On modern Linux, by default, mmap doesn't fault in every page, due to "faultaround" which tries to map in additional nearby pages every time it faults (16 by default), so the number of faults is 1/16th what you'd expect if it faulted on every page. You can avoid additional mapping on access with MAP_POPULATE or madvise (? maybe) calls, but then this introduces the same kind of window management problem as read: you lose the abstraction of the entire file just mapped into memory.

Beyond that, mmap has to do "per page" work to map the file: adjusting VM and OS structures to map the page into the process address space, and then undoing that work on munmap (which is the more expensive half since it includes TLB invalidation, and possibly a cross-core shootdown). You'd thing that this work would be much faster than copying 4 KiB of memory, but it isn't - and on some systems with small pages sizes and/or slow TLB invalidations it can be slower overall.

Yes... I know it's not a myth. :-) I was responding to someone who was saying that it was a myth.

> It should be faster in nearly all circumstances

As my previous comment showed, that's definitely not true. If you're searching a whole bunch of small files in a short period of time, then it appears that the overhead of memory mapping leads to a significant performance regression when compared to standard `read` calls.

> it’s really the easy case

I know. :-) That's why ripgrep has both modes. It chooses between them based on the predicted workload. It uses memory maps automatically if it's searching a file or two, but otherwise falls back to standard read calls.

Moreover, if ripgrep aborts once in a while because of a SIGBUS, then it's usually not a big deal. It's fairly rare for it to happen. And if it does happen to you a lot or you never want it to happen, then you just need to `alias rg="rg --no-mmap"`.

I love ripgrep, btw, great work.

I was pondering this some more in the shower, the mmap for rg case is also sort of naturally cache oblivious, copies will consume hardware cache for the write and while there is a ton of hardware for cache on modern hardware, it’s a noticeable cost on some tests. If you’re searching through something big, then it’d be like doubling hardware cache which is probably really noticeable on smaller devices.

The small files case is interesting, copying the data is faster than patching up the page table tree, I bet there is a strong correlation to the hardware cache size vs the average file size in that case. The files probably need to be N pages in size for it to be worth it, might be an interesting heuristic to use.

You can surely win some laptop benchmarks by mmaping some files on certain close to the metal filesystems.

But for general production case mmap shouldn't even be considered a solution to the syscall and memory copy overhead problem. If that overhead is too big for you, other approaches work better, like buffering, application level caching, etc.

Wow, this is so wrong in so many ways.

Buffering and application level caching mean you're wasting memory, and also wasting code space and CPU time because you're duplicating work that the OS already does.

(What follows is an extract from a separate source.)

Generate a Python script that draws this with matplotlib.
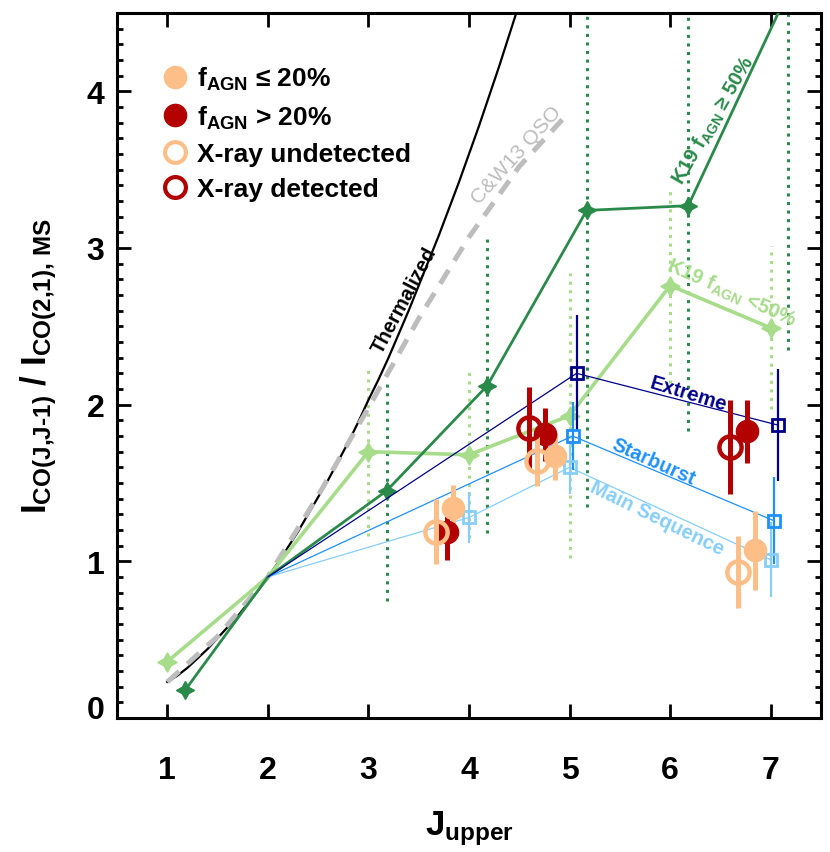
import matplotlib
matplotlib.use('Agg')
import matplotlib.pyplot as plt
from matplotlib.lines import Line2D
from matplotlib.ticker import MultipleLocator, FixedLocator

plt.rcParams['font.family'] = ['Liberation Sans', 'DejaVu Sans']
plt.rcParams['font.weight'] = 'bold'
plt.rcParams['axes.labelweight'] = 'bold'
plt.rcParams['mathtext.fontset'] = 'custom'
plt.rcParams['mathtext.rm'] = 'Liberation Sans:bold'
plt.rcParams['mathtext.bf'] = 'Liberation Sans:bold'
plt.rcParams['mathtext.it'] = 'Liberation Sans:bold'
plt.rcParams['mathtext.default'] = 'bf'

# ---------------- data ----------------
therm_j = [1.0, 1.1, 1.2, 1.3, 1.4, 1.5, 1.6, 1.7, 1.8, 1.9, 2.0, 2.1, 2.2, 2.3, 2.4, 2.5,
           2.6, 2.7, 2.8, 2.9, 3.0, 3.1, 3.2, 3.3, 3.4, 3.5, 3.6, 3.7, 3.8, 3.9, 4.0,
           4.1, 4.2, 4.3, 4.4, 4.5]
therm_r = [0.23, 0.27, 0.32, 0.38, 0.44, 0.51, 0.58, 0.65, 0.73, 0.81, 0.90, 0.99, 1.09,
           1.19, 1.30, 1.41, 1.52, 1.64, 1.76, 1.89, 2.03, 2.16, 2.30, 2.45, 2.60, 2.76,
           2.92, 3.08, 3.25, 3.42, 3.60, 3.78, 3.97, 4.16, 4.36, 4.56]

cw13_j = [1, 1.5, 2, 2.5, 3, 3.5, 4, 4.5, 5]
cw13_r = [0.23, 0.52, 0.90, 1.42, 1.98, 2.55, 3.07, 3.52, 3.87]

k19lo_j = [1, 2, 3, 4, 5, 6, 7]
k19lo_r = [0.36, 0.90, 1.70, 1.68, 1.93, 2.76, 2.49]
k19lo_e = [0.0, 0.0, 0.54, 0.53, 0.91, 0.62, 0.52]

k19hi_j = [1.18, 2.0, 3.18, 4.18, 5.17, 6.18, 7.17]
k19hi_r = [0.18, 0.90, 1.45, 2.12, 3.24, 3.27, 4.63]
k19hi_e = [0.0, 0.0, 0.70, 0.94, 1.89, 1.44, 2.28]

ms_j = [2, 4, 5, 7]
ms_r = [0.90, 1.28, 1.60, 1.01]
ms_e = [0.0, 0.16, 0.17, 0.24]

sb_j = [2, 5.03, 7.03]
sb_r = [0.90, 1.80, 1.26]
sb_e = [0.0, 0.22, 0.28]

ex_j = [2, 5.07, 7.07]
ex_r = [0.90, 2.20, 1.87]
ex_e = [0.0, 0.37, 0.36]

lofill_j = [3.84, 4.86, 6.84]
lofill_r = [1.34, 1.67, 1.07]
lofill_e = [0.15, 0.15, 0.25]

hifill_j = [3.78, 4.76, 6.76]
hifill_r = [1.19, 1.81, 1.83]
hifill_e = [0.18, 0.17, 0.20]

xund_j = [3.67, 4.68, 6.67]
xund_r = [1.19, 1.64, 0.93]
xund_e = [0.21, 0.16, 0.23]

xdet_j = [4.60, 6.60]
xdet_r = [1.85, 1.73]
xdet_e = [0.26, 0.30]

xticks = [1, 2, 3, 4, 5, 6, 7]
yticks = [0, 1, 2, 3, 4]

# ---------------- colours ----------------
C_DG = '#2a8a4a'
C_LG = '#a6dc8a'
C_NAVY = '#00008b'
C_SB = '#1e90ff'
C_MS = '#87cefa'
C_LO = '#fdbf87'
C_HI = '#b30000'
C_GRAY = '#bdbdbd'

fig = plt.figure(figsize=(8.3, 8.53), dpi=100)
ax = fig.add_axes([117 / 830, 1 - 719 / 853, 704 / 830, 705 / 853])

# thermalized and C&W13
ax.plot(therm_j, therm_r, color='black', lw=1.6, zorder=2)
ax.plot(cw13_j, cw13_r, color=C_GRAY, lw=3.6, dashes=(3.2, 2.2), zorder=2)

dot = (0, (1, 1.8))
# K19 light green
eb = ax.errorbar(k19lo_j[2:], k19lo_r[2:], yerr=k19lo_e[2:], fmt='none',
                 ecolor=C_LG, elinewidth=2.2, zorder=1)
eb[2][0].set_linestyle(dot)
ax.plot(k19lo_j, k19lo_r, color=C_LG, lw=2.6, marker=(4, 1, 0), ms=14,
        markevery=[0, 2, 3, 4, 5, 6], zorder=3)

# K19 dark green
eb = ax.errorbar(k19hi_j[2:], k19hi_r[2:], yerr=k19hi_e[2:], fmt='none',
                 ecolor=C_DG, elinewidth=2.2, zorder=1)
eb[2][0].set_linestyle(dot)
ax.plot(k19hi_j, k19hi_r, color=C_DG, lw=2.0, marker=(4, 1, 0), ms=13,
        markevery=[0, 2, 3, 4, 5, 6], zorder=3)

# Blue model lines
for jj, rr, ee, col in [(ms_j, ms_r, ms_e, C_MS), (sb_j, sb_r, sb_e, C_SB), (ex_j, ex_r, ex_e, C_NAVY)]:
    ax.plot(jj, rr, color=col, lw=0.9, zorder=3)
    ax.errorbar(jj[1:], rr[1:], yerr=ee[1:], fmt='s', ms=8, mfc='none', mec=col, mew=2,
                ecolor=col, elinewidth=1.6, capsize=0, zorder=4)

# data points
ax.errorbar(lofill_j, lofill_r, yerr=lofill_e, fmt='o', ms=16, color=C_LO,
            elinewidth=3.6, capsize=0, zorder=5)
ax.errorbar(hifill_j, hifill_r, yerr=hifill_e, fmt='o', ms=16, color=C_HI,
            elinewidth=3.6, capsize=0, zorder=5)
ax.errorbar(xund_j, xund_r, yerr=xund_e, fmt='o', ms=16, mfc='none', mec=C_LO, mew=3.2,
            ecolor=C_LO, elinewidth=3.6, capsize=0, zorder=6)
ax.errorbar(xdet_j, xdet_r, yerr=xdet_e, fmt='o', ms=16, mfc='none', mec=C_HI, mew=3.2,
            ecolor=C_HI, elinewidth=3.6, capsize=0, zorder=6)

# annotations
fs_a = 14.5
ax.text(3.36, 2.67, 'Thermalized', rotation=62, color='black', fontsize=fs_a,
        ha='center', va='center', rotation_mode='anchor')
ax.text(4.47, 3.60, 'C&W13 QSO', rotation=48, color=C_GRAY, fontsize=15,
        fontweight='normal', ha='center', va='center', rotation_mode='anchor')
ax.text(6.43, 3.82, r'K19 $f_{AGN}$ ≥ 50%', rotation=60, color=C_DG, fontsize=fs_a,
        ha='center', va='center', rotation_mode='anchor')
ax.text(6.61, 2.72, r'K19 $f_{AGN}$ <50%', rotation=-24, color=C_LG, fontsize=fs_a,
        ha='center', va='center', rotation_mode='anchor')
ax.text(6.18, 2.07, 'Extreme', rotation=-17, color=C_NAVY, fontsize=fs_a,
        ha='center', va='center', rotation_mode='anchor')
ax.text(5.83, 1.64, 'Starburst', rotation=-24, color=C_SB, fontsize=fs_a,
        ha='center', va='center', rotation_mode='anchor')
ax.text(5.87, 1.28, 'Main Sequence', rotation=-26, color=C_MS, fontsize=fs_a,
        ha='center', va='center', rotation_mode='anchor')

# legend
handles = [
    Line2D([], [], ls='none', marker='o', ms=16, color=C_LO),
    Line2D([], [], ls='none', marker='o', ms=16, color=C_HI),
    Line2D([], [], ls='none', marker='o', ms=15, mfc='white', mec=C_LO, mew=3),
    Line2D([], [], ls='none', marker='o', ms=15, mfc='white', mec=C_HI, mew=3),
]
labels = [r'$f_{AGN}$ ≤ 20%', r'$f_{AGN}$ > 20%', 'X-ray undetected', 'X-ray detected']
ax.legend(handles, labels, loc='upper left', bbox_to_anchor=(0.065, 0.926), frameon=False,
          handlelength=0.9, handletextpad=0.39, labelspacing=0.42, borderpad=0,
          borderaxespad=0, prop={'weight': 'bold', 'size': 19})

# axes
ax.set_xlim(0.5, 7.5)
ax.set_ylim(0, 4.5)
ax.xaxis.set_major_locator(FixedLocator(xticks))
ax.yaxis.set_major_locator(FixedLocator(yticks))
ax.yaxis.set_minor_locator(MultipleLocator(0.1))
ax.tick_params(which='both', direction='in', top=True, right=True, width=2, labelsize=23)
ax.tick_params(which='major', length=10)
ax.tick_params(which='minor', length=4.5)
ax.tick_params(axis='x', pad=27)
ax.tick_params(axis='y', pad=9)
for s in ax.spines.values():
    s.set_linewidth(2.2)

ax.set_xlabel(r'J$_{upper}$', fontsize=25, fontweight='bold')
ax.set_ylabel(r'I$_{\text{CO(J,J-1)}}$ / I$_{\text{CO(2,1), MS}}$', fontsize=25, fontweight='bold')
ax.xaxis.set_label_coords(0.5, -0.128)
ax.yaxis.set_label_coords(-0.082, 0.5)

fig.canvas.draw()
ax.yaxis.get_major_ticks()[0].label1.set_verticalalignment('baseline')

fig.savefig('out.png', dpi=100)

Yes, the file is in cache, and that was my intent. That's why my `time` output says `faults 0` for both runs. That is, no page faults occurred. Everything is in RAM.

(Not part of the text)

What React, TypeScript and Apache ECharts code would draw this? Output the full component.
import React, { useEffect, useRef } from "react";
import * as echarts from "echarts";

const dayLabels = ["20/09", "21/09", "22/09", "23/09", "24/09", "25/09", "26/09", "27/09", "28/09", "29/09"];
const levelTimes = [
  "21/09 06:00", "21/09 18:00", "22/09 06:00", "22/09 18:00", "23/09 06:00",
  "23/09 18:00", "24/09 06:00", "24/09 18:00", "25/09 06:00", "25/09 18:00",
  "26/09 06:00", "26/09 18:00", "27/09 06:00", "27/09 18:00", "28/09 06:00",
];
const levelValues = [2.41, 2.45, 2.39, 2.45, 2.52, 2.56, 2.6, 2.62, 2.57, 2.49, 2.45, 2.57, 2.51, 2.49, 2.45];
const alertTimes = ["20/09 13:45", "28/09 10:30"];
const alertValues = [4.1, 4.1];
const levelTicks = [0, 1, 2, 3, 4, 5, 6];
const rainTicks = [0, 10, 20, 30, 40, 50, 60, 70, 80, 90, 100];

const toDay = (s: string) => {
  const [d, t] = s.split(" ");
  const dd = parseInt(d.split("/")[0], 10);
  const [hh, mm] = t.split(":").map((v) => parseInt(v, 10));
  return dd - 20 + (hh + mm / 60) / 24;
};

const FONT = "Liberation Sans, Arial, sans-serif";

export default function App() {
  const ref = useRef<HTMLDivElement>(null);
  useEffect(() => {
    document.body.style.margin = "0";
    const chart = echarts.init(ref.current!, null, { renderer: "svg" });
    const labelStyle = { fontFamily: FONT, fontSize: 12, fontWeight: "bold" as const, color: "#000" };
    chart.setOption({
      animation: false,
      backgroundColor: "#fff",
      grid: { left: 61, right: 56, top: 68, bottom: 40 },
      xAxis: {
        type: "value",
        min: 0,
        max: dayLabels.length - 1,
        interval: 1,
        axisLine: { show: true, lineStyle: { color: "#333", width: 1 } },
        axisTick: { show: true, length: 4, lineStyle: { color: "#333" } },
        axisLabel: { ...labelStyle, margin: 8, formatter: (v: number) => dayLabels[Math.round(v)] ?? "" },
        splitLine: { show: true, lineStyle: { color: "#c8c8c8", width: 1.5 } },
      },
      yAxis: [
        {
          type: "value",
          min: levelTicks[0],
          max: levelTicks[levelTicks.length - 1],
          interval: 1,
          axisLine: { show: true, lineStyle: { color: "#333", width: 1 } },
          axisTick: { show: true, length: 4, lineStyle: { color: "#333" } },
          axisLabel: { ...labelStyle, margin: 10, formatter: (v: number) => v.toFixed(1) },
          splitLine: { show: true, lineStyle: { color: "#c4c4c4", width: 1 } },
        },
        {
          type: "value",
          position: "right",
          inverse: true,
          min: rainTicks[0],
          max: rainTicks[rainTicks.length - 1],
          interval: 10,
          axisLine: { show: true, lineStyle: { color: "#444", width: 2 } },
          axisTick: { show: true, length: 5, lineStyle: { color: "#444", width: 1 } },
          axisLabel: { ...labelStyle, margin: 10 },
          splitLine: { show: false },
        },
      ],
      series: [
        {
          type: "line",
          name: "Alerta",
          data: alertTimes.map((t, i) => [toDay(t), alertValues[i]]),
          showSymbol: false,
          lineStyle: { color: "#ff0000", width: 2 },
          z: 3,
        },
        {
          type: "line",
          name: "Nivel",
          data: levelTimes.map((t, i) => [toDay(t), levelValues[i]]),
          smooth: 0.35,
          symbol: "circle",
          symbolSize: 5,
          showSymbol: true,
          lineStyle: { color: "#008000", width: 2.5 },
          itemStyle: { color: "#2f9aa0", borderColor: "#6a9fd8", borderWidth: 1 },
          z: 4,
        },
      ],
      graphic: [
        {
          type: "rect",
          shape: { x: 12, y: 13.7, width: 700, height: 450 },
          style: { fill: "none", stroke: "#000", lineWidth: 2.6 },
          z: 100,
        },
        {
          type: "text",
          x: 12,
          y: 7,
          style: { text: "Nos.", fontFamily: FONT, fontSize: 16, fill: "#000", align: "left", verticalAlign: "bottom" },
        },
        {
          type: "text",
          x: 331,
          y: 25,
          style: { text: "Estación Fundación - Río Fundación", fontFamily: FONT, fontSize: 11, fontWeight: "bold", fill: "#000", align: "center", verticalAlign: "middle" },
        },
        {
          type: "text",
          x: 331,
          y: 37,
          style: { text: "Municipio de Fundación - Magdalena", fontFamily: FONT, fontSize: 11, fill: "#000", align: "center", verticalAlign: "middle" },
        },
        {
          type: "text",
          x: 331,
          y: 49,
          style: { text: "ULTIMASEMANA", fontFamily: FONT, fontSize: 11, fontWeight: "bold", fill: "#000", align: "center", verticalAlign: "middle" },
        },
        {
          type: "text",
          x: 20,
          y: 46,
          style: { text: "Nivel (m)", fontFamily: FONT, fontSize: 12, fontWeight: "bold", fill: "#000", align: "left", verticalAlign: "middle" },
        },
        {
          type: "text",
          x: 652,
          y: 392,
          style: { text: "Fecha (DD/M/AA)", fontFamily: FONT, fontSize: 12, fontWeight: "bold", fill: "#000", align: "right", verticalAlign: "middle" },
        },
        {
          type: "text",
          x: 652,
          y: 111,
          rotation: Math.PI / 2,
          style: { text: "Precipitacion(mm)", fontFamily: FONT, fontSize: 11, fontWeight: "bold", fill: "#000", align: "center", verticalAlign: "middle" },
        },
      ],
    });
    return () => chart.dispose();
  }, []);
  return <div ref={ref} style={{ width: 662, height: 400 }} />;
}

That is indeed a very common case for ripgrep, where you might execute many searches against the same corpus repeatedly. Optimizing that use case is important.

For cases where the file isn't cached, then it's much less interesting, because you're going to just be bottlenecked on disk I/O for the most part.

> then we might be just comparing shared memory against IPC, and that's an obvious performance win, but not really what's intended to be examined here.

Please don't take my comment out of context. I was specifically responding to this fairly broad sweeping claim with actual data:

> This old myth that mmap is the fast and efficient way to do IO just won't die.

You might think the fact that this isn't a myth is "obvious," but clearly, not everyone does. The right remedy to that is data, not back of the napkin theorizing. :-)

If you want to try your own benchmarks in your own environment, then you can: https://github.com/BurntSushi/ripgrep/

On Linux at least, you do not need to do a clean reboot to measure something without cache. You can drop the file cache with `sudo sh -c 'echo 3 > /proc/sys/vm/drop_caches'`.